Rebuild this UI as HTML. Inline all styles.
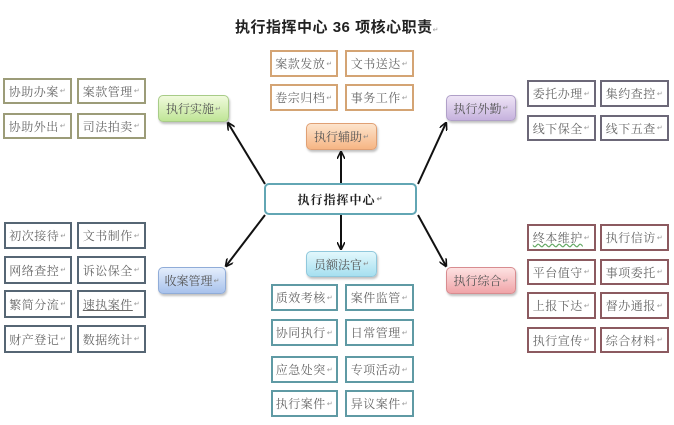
<!DOCTYPE html>
<html><head><meta charset="utf-8"><style>
html,body{margin:0;padding:0;background:#fff;}
body{width:674px;height:425px;position:relative;overflow:hidden;font-family:"Liberation Serif","Noto Serif CJK SC",serif;}
.b{position:absolute;box-sizing:border-box;background:#fff;color:#666;font-size:12px;display:flex;align-items:center;justify-content:center;letter-spacing:0.5px;}
.b i{font-style:normal;font-size:7px;color:#999;margin-left:1px;align-self:center;}
.ol{border:2px solid #9c9c78;}
.or{border:2px solid #d4a474;}
.pu{border:2px solid #6c6878;}
.sl{border:2px solid #566674;}
.te{border:2px solid #5f9aa4;}
.ma{border:2px solid #8c5a60;}
.h{position:absolute;box-sizing:border-box;border-radius:5px;font-size:12px;color:#555;display:flex;align-items:center;justify-content:center;box-shadow:1px 2px 2px rgba(0,0,0,0.25);}
.h i{font-style:normal;font-size:7px;color:#888;margin-left:1px;}
.title{position:absolute;left:0;width:674px;top:16px;text-align:center;font-family:"Liberation Sans","Noto Sans CJK SC",sans-serif;font-weight:bold;font-size:15px;color:#222;letter-spacing:0.5px;}
</style></head><body>
<div class="title">执行指挥中心 36 项核心职责<span style="font-size:7px;color:#999;font-weight:normal">↵</span></div>

<svg width="674" height="425" style="position:absolute;left:0;top:0">
<defs><marker id="a" markerWidth="8" markerHeight="8" refX="7" refY="4" orient="auto" markerUnits="userSpaceOnUse"><path d="M0,0 L8,4 L0,8" fill="none" stroke="#111" stroke-width="1.6"/></marker></defs>
<g stroke="#111" stroke-width="2" fill="none" marker-end="url(#a)">
<line x1="265" y1="184" x2="228" y2="123"/>
<line x1="341" y1="183" x2="341" y2="152"/>
<line x1="418" y1="184" x2="446" y2="123"/>
<line x1="265" y1="215" x2="226" y2="266"/>
<line x1="341" y1="215" x2="341" y2="249"/>
<line x1="418" y1="215" x2="446" y2="266"/>
</g></svg>

<div class="b ol" style="left:3px;top:78px;width:69px;height:26px">协助办案<i>↵</i></div>
<div class="b ol" style="left:77px;top:78px;width:69px;height:26px">案款管理<i>↵</i></div>
<div class="b ol" style="left:3px;top:113px;width:69px;height:26px">协助外出<i>↵</i></div>
<div class="b ol" style="left:77px;top:113px;width:69px;height:26px">司法拍卖<i>↵</i></div>
<div class="h" style="left:158px;top:95px;width:71px;height:27px;background:linear-gradient(#f0fadc,#bfe596);border:1px solid #a8cc88">执行实施<i>↵</i></div>

<div class="b or" style="left:270px;top:50px;width:68px;height:27px">案款发放<i>↵</i></div>
<div class="b or" style="left:345px;top:50px;width:69px;height:27px">文书送达<i>↵</i></div>
<div class="b or" style="left:270px;top:84px;width:68px;height:27px">卷宗归档<i>↵</i></div>
<div class="b or" style="left:345px;top:84px;width:69px;height:27px">事务工作<i>↵</i></div>
<div class="h" style="left:306px;top:123px;width:71px;height:27px;background:linear-gradient(#fde4cc,#f6b584);border:1px solid #e0a074">执行辅助<i>↵</i></div>

<div class="b pu" style="left:527px;top:80px;width:69px;height:27px">委托办理<i>↵</i></div>
<div class="b pu" style="left:600px;top:80px;width:69px;height:27px">集约查控<i>↵</i></div>
<div class="b pu" style="left:527px;top:115px;width:69px;height:26px">线下保全<i>↵</i></div>
<div class="b pu" style="left:600px;top:115px;width:69px;height:26px">线下五查<i>↵</i></div>
<div class="h" style="left:446px;top:95px;width:70px;height:26px;background:linear-gradient(#eee4f6,#c6b2de);border:1px solid #b0a0c8">执行外勤<i>↵</i></div>

<div class="h" style="left:264px;top:183px;width:153px;height:32px;background:#fff;border:2px solid #62a6b4;font-weight:bold;color:#222;box-shadow:none;letter-spacing:1px">执行指挥中心<i>↵</i></div>

<div class="b sl" style="left:4px;top:222px;width:68px;height:27px">初次接待<i>↵</i></div>
<div class="b sl" style="left:77px;top:222px;width:69px;height:27px">文书制作<i>↵</i></div>
<div class="b sl" style="left:4px;top:256px;width:68px;height:28px">网络查控<i>↵</i></div>
<div class="b sl" style="left:77px;top:256px;width:69px;height:28px">诉讼保全<i>↵</i></div>
<div class="b sl" style="left:4px;top:290px;width:68px;height:28px">繁简分流<i>↵</i></div>
<div class="b sl" style="left:77px;top:290px;width:69px;height:28px"><u>速执案件</u><i>↵</i></div>
<div class="b sl" style="left:4px;top:325px;width:68px;height:28px">财产登记<i>↵</i></div>
<div class="b sl" style="left:77px;top:325px;width:69px;height:28px">数据统计<i>↵</i></div>
<div class="h" style="left:158px;top:267px;width:68px;height:27px;background:linear-gradient(#e4eefc,#a8c2ec);border:1px solid #90acd8">收案管理<i>↵</i></div>

<div class="h" style="left:306px;top:251px;width:71px;height:26px;background:linear-gradient(#e2f8fc,#a6e0f0);border:1px solid #90c8dc">员额法官<i>↵</i></div>
<div class="b te" style="left:271px;top:284px;width:67px;height:27px">质效考核<i>↵</i></div>
<div class="b te" style="left:345px;top:284px;width:69px;height:27px">案件监管<i>↵</i></div>
<div class="b te" style="left:271px;top:319px;width:67px;height:27px">协同执行<i>↵</i></div>
<div class="b te" style="left:345px;top:319px;width:69px;height:27px">日常管理<i>↵</i></div>
<div class="b te" style="left:271px;top:356px;width:67px;height:27px">应急处突<i>↵</i></div>
<div class="b te" style="left:345px;top:356px;width:69px;height:27px">专项活动<i>↵</i></div>
<div class="b te" style="left:271px;top:390px;width:67px;height:27px">执行案件<i>↵</i></div>
<div class="b te" style="left:345px;top:390px;width:69px;height:27px">异议案件<i>↵</i></div>

<div class="h" style="left:446px;top:267px;width:70px;height:27px;background:linear-gradient(#fde2e2,#f0a4a8);border:1px solid #d88c90">执行综合<i>↵</i></div>
<div class="b ma" style="left:527px;top:224px;width:69px;height:27px"><u style="text-decoration-style:wavy;text-decoration-color:#6a6">终本维护</u><i>↵</i></div>
<div class="b ma" style="left:600px;top:224px;width:69px;height:27px">执行信访<i>↵</i></div>
<div class="b ma" style="left:527px;top:259px;width:69px;height:26px">平台值守<i>↵</i></div>
<div class="b ma" style="left:600px;top:259px;width:69px;height:26px">事项委托<i>↵</i></div>
<div class="b ma" style="left:527px;top:292px;width:69px;height:27px">上报下达<i>↵</i></div>
<div class="b ma" style="left:600px;top:292px;width:69px;height:27px">督办通报<i>↵</i></div>
<div class="b ma" style="left:527px;top:327px;width:69px;height:26px">执行宣传<i>↵</i></div>
<div class="b ma" style="left:600px;top:327px;width:69px;height:26px">综合材料<i>↵</i></div>
</body></html>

++++

*Problem to work on*
Give the data again exactly as written, with all pictures left out.

*Reply to the exercise*
Rebuild this UI as HTML. Inline all styles.
<!DOCTYPE html>
<html><head><meta charset="utf-8"><style>
html,body{margin:0;padding:0;background:#fff;}
body{width:674px;height:425px;position:relative;overflow:hidden;font-family:"Liberation Serif","Noto Serif CJK SC",serif;}
.b{position:absolute;box-sizing:border-box;background:#fff;color:#666;font-size:12px;display:flex;align-items:center;justify-content:center;letter-spacing:0.5px;}
.b i{font-style:normal;font-size:7px;color:#999;margin-left:1px;align-self:center;}
.ol{border:2px solid #9c9c78;}
.or{border:2px solid #d4a474;}
.pu{border:2px solid #6c6878;}
.sl{border:2px solid #566674;}
.te{border:2px solid #5f9aa4;}
.ma{border:2px solid #8c5a60;}
.h{position:absolute;box-sizing:border-box;border-radius:5px;font-size:12px;color:#555;display:flex;align-items:center;justify-content:center;box-shadow:1px 2px 2px rgba(0,0,0,0.25);}
.h i{font-style:normal;font-size:7px;color:#888;margin-left:1px;}
.title{position:absolute;left:0;width:674px;top:16px;text-align:center;font-family:"Liberation Sans","Noto Sans CJK SC",sans-serif;font-weight:bold;font-size:15px;color:#222;letter-spacing:0.5px;}
</style></head><body>
<div class="title">执行指挥中心 36 项核心职责<span style="font-size:7px;color:#999;font-weight:normal">↵</span></div>

<svg width="674" height="425" style="position:absolute;left:0;top:0">
<defs><marker id="a" markerWidth="8" markerHeight="8" refX="7" refY="4" orient="auto" markerUnits="userSpaceOnUse"><path d="M0,0 L8,4 L0,8" fill="none" stroke="#111" stroke-width="1.6"/></marker></defs>
<g stroke="#111" stroke-width="2" fill="none" marker-end="url(#a)">
<line x1="265" y1="184" x2="228" y2="123"/>
<line x1="341" y1="183" x2="341" y2="152"/>
<line x1="418" y1="184" x2="446" y2="123"/>
<line x1="265" y1="215" x2="226" y2="266"/>
<line x1="341" y1="215" x2="341" y2="249"/>
<line x1="418" y1="215" x2="446" y2="266"/>
</g></svg>

<div class="b ol" style="left:3px;top:78px;width:69px;height:26px">协助办案<i>↵</i></div>
<div class="b ol" style="left:77px;top:78px;width:69px;height:26px">案款管理<i>↵</i></div>
<div class="b ol" style="left:3px;top:113px;width:69px;height:26px">协助外出<i>↵</i></div>
<div class="b ol" style="left:77px;top:113px;width:69px;height:26px">司法拍卖<i>↵</i></div>
<div class="h" style="left:158px;top:95px;width:71px;height:27px;background:linear-gradient(#f0fadc,#bfe596);border:1px solid #a8cc88">执行实施<i>↵</i></div>

<div class="b or" style="left:270px;top:50px;width:68px;height:27px">案款发放<i>↵</i></div>
<div class="b or" style="left:345px;top:50px;width:69px;height:27px">文书送达<i>↵</i></div>
<div class="b or" style="left:270px;top:84px;width:68px;height:27px">卷宗归档<i>↵</i></div>
<div class="b or" style="left:345px;top:84px;width:69px;height:27px">事务工作<i>↵</i></div>
<div class="h" style="left:306px;top:123px;width:71px;height:27px;background:linear-gradient(#fde4cc,#f6b584);border:1px solid #e0a074">执行辅助<i>↵</i></div>

<div class="b pu" style="left:527px;top:80px;width:69px;height:27px">委托办理<i>↵</i></div>
<div class="b pu" style="left:600px;top:80px;width:69px;height:27px">集约查控<i>↵</i></div>
<div class="b pu" style="left:527px;top:115px;width:69px;height:26px">线下保全<i>↵</i></div>
<div class="b pu" style="left:600px;top:115px;width:69px;height:26px">线下五查<i>↵</i></div>
<div class="h" style="left:446px;top:95px;width:70px;height:26px;background:linear-gradient(#eee4f6,#c6b2de);border:1px solid #b0a0c8">执行外勤<i>↵</i></div>

<div class="h" style="left:264px;top:183px;width:153px;height:32px;background:#fff;border:2px solid #62a6b4;font-weight:bold;color:#222;box-shadow:none;letter-spacing:1px">执行指挥中心<i>↵</i></div>

<div class="b sl" style="left:4px;top:222px;width:68px;height:27px">初次接待<i>↵</i></div>
<div class="b sl" style="left:77px;top:222px;width:69px;height:27px">文书制作<i>↵</i></div>
<div class="b sl" style="left:4px;top:256px;width:68px;height:28px">网络查控<i>↵</i></div>
<div class="b sl" style="left:77px;top:256px;width:69px;height:28px">诉讼保全<i>↵</i></div>
<div class="b sl" style="left:4px;top:290px;width:68px;height:28px">繁简分流<i>↵</i></div>
<div class="b sl" style="left:77px;top:290px;width:69px;height:28px"><u>速执案件</u><i>↵</i></div>
<div class="b sl" style="left:4px;top:325px;width:68px;height:28px">财产登记<i>↵</i></div>
<div class="b sl" style="left:77px;top:325px;width:69px;height:28px">数据统计<i>↵</i></div>
<div class="h" style="left:158px;top:267px;width:68px;height:27px;background:linear-gradient(#e4eefc,#a8c2ec);border:1px solid #90acd8">收案管理<i>↵</i></div>

<div class="h" style="left:306px;top:251px;width:71px;height:26px;background:linear-gradient(#e2f8fc,#a6e0f0);border:1px solid #90c8dc">员额法官<i>↵</i></div>
<div class="b te" style="left:271px;top:284px;width:67px;height:27px">质效考核<i>↵</i></div>
<div class="b te" style="left:345px;top:284px;width:69px;height:27px">案件监管<i>↵</i></div>
<div class="b te" style="left:271px;top:319px;width:67px;height:27px">协同执行<i>↵</i></div>
<div class="b te" style="left:345px;top:319px;width:69px;height:27px">日常管理<i>↵</i></div>
<div class="b te" style="left:271px;top:356px;width:67px;height:27px">应急处突<i>↵</i></div>
<div class="b te" style="left:345px;top:356px;width:69px;height:27px">专项活动<i>↵</i></div>
<div class="b te" style="left:271px;top:390px;width:67px;height:27px">执行案件<i>↵</i></div>
<div class="b te" style="left:345px;top:390px;width:69px;height:27px">异议案件<i>↵</i></div>

<div class="h" style="left:446px;top:267px;width:70px;height:27px;background:linear-gradient(#fde2e2,#f0a4a8);border:1px solid #d88c90">执行综合<i>↵</i></div>
<div class="b ma" style="left:527px;top:224px;width:69px;height:27px"><u style="text-decoration-style:wavy;text-decoration-color:#6a6">终本维护</u><i>↵</i></div>
<div class="b ma" style="left:600px;top:224px;width:69px;height:27px">执行信访<i>↵</i></div>
<div class="b ma" style="left:527px;top:259px;width:69px;height:26px">平台值守<i>↵</i></div>
<div class="b ma" style="left:600px;top:259px;width:69px;height:26px">事项委托<i>↵</i></div>
<div class="b ma" style="left:527px;top:292px;width:69px;height:27px">上报下达<i>↵</i></div>
<div class="b ma" style="left:600px;top:292px;width:69px;height:27px">督办通报<i>↵</i></div>
<div class="b ma" style="left:527px;top:327px;width:69px;height:26px">执行宣传<i>↵</i></div>
<div class="b ma" style="left:600px;top:327px;width:69px;height:26px">综合材料<i>↵</i></div>
</body></html>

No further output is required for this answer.